Nicolas Cage stars in this dark, disturbing mystery/thriller from screenwriter Andrew Kevin Walker (Se7en, Sleepy Hollow) and director Joel Schumacher (Blood Creek, The Lost Boys). Cage plays a detective hired by a wealthy widow to determine if her late husband’s snuff film was real or fake. Cage travels to Los Angeles, where he meets up with a porn hustler played by Joaquin Phoenix. The two follow the clues to New York and end up quickly over their heads in no time, descending further and further into an underground subculture so unsettling, it can scar you forever.

Cage gives a terrific performance as a character whose professional detachment gives way to shock and disgust, then fascination and obsession. His character arc falls into sync with Nietzsche’s famous line, “Whoever fights monsters should see to it that in the process he does not become a monster.” He becomes a broken man, with Cage keeping us invested in his development. Phoenix is amusing as the goth/punk porn connoisseur. He and Cage make such an interesting pairing, I wish they had more screentime together. Peter Stormare and James Gandolfini make the most of villainous roles, though the great Catherine Keener is a bit underutilized as Cage’s wife.

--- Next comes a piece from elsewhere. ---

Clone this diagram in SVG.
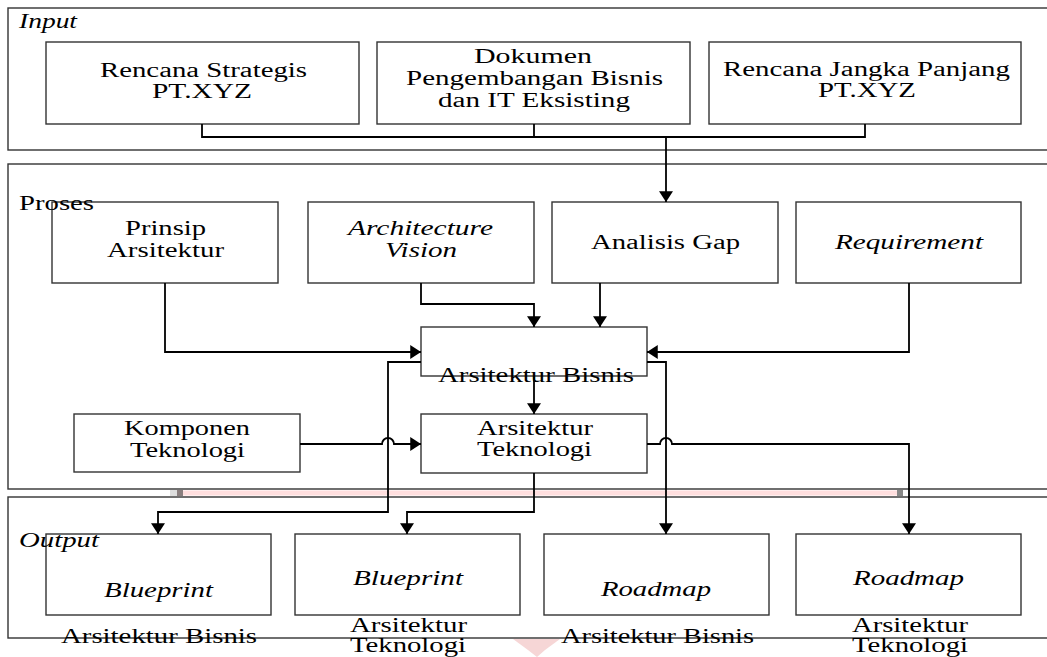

8mm is a disturbing film that holds few punches. I was surprised how far the film went in and beyond the gates of Hell, especially with regards to Cage’s character development. Despite the dark nature of the story, Schumacher manages to give the film its own kind of grim beauty, with great attention to detail found in the art direction, and an interesting blend of chorus and percussion in Mychael Danna’s score. If you’re ready to take a dark cinematic trip to the seediest depths of human depravity, Joel Schumacher and Nicolas Cage are first-rate tour guides with 8mm.

With Anne Gee Byrd, Amy Morton, Anthony Heald, and Norman Reedus.